--- BEGIN Supplied information ---

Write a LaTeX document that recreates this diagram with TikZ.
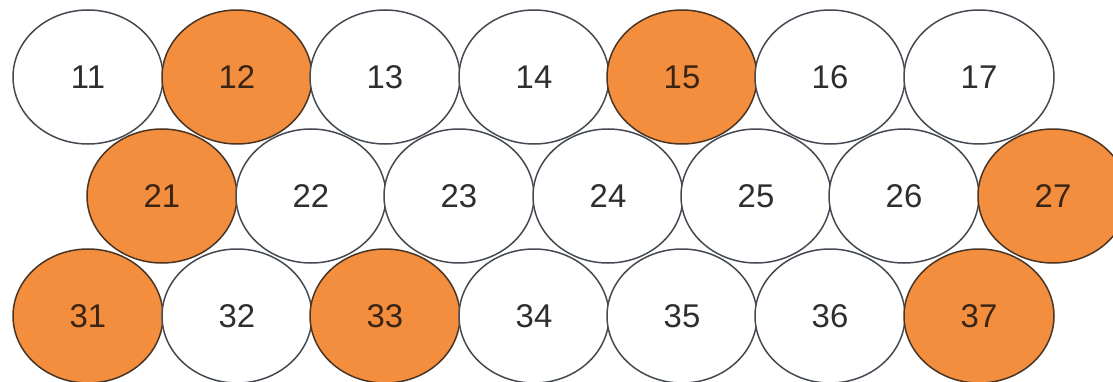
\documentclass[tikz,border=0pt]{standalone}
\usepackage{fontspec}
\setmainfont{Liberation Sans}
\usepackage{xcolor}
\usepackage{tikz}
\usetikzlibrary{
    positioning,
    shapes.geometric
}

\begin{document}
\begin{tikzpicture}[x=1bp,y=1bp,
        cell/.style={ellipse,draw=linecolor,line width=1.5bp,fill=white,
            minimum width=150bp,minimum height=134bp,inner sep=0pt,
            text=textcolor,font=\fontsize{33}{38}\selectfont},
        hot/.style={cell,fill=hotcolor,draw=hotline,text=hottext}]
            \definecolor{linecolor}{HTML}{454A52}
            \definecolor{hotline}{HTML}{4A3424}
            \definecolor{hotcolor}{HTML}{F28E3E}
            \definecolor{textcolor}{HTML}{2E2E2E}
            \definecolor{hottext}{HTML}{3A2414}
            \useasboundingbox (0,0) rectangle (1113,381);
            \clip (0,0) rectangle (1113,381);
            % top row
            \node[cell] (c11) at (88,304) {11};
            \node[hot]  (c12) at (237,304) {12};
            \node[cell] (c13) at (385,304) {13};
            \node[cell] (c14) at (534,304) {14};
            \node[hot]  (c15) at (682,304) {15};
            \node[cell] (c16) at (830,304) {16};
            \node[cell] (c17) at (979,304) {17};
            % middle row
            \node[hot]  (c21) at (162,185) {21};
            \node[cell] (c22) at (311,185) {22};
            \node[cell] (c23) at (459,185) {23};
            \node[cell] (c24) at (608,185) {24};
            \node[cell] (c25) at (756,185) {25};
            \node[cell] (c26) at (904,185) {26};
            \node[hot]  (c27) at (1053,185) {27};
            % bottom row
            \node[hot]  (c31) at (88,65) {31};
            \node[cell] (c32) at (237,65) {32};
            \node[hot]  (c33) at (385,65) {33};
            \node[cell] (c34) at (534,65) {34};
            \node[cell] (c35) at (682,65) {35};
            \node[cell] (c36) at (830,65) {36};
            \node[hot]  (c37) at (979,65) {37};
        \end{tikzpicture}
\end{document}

--- END Supplied information ---

All the lines above are to be given again exactly as they read, with the pictures removed.

Write a LaTeX document that recreates this diagram with TikZ.
\documentclass[tikz,border=0pt]{standalone}
\usepackage{fontspec}
\setmainfont{Liberation Sans}
\usepackage{xcolor}
\usepackage{tikz}
\usetikzlibrary{
    positioning,
    shapes.geometric
}

\begin{document}
\begin{tikzpicture}[x=1bp,y=1bp,
        cell/.style={ellipse,draw=linecolor,line width=1.5bp,fill=white,
            minimum width=150bp,minimum height=134bp,inner sep=0pt,
            text=textcolor,font=\fontsize{33}{38}\selectfont},
        hot/.style={cell,fill=hotcolor,draw=hotline,text=hottext}]
            \definecolor{linecolor}{HTML}{454A52}
            \definecolor{hotline}{HTML}{4A3424}
            \definecolor{hotcolor}{HTML}{F28E3E}
            \definecolor{textcolor}{HTML}{2E2E2E}
            \definecolor{hottext}{HTML}{3A2414}
            \useasboundingbox (0,0) rectangle (1113,381);
            \clip (0,0) rectangle (1113,381);
            % top row
            \node[cell] (c11) at (88,304) {11};
            \node[hot]  (c12) at (237,304) {12};
            \node[cell] (c13) at (385,304) {13};
            \node[cell] (c14) at (534,304) {14};
            \node[hot]  (c15) at (682,304) {15};
            \node[cell] (c16) at (830,304) {16};
            \node[cell] (c17) at (979,304) {17};
            % middle row
            \node[hot]  (c21) at (162,185) {21};
            \node[cell] (c22) at (311,185) {22};
            \node[cell] (c23) at (459,185) {23};
            \node[cell] (c24) at (608,185) {24};
            \node[cell] (c25) at (756,185) {25};
            \node[cell] (c26) at (904,185) {26};
            \node[hot]  (c27) at (1053,185) {27};
            % bottom row
            \node[hot]  (c31) at (88,65) {31};
            \node[cell] (c32) at (237,65) {32};
            \node[hot]  (c33) at (385,65) {33};
            \node[cell] (c34) at (534,65) {34};
            \node[cell] (c35) at (682,65) {35};
            \node[cell] (c36) at (830,65) {36};
            \node[hot]  (c37) at (979,65) {37};
        \end{tikzpicture}
\end{document}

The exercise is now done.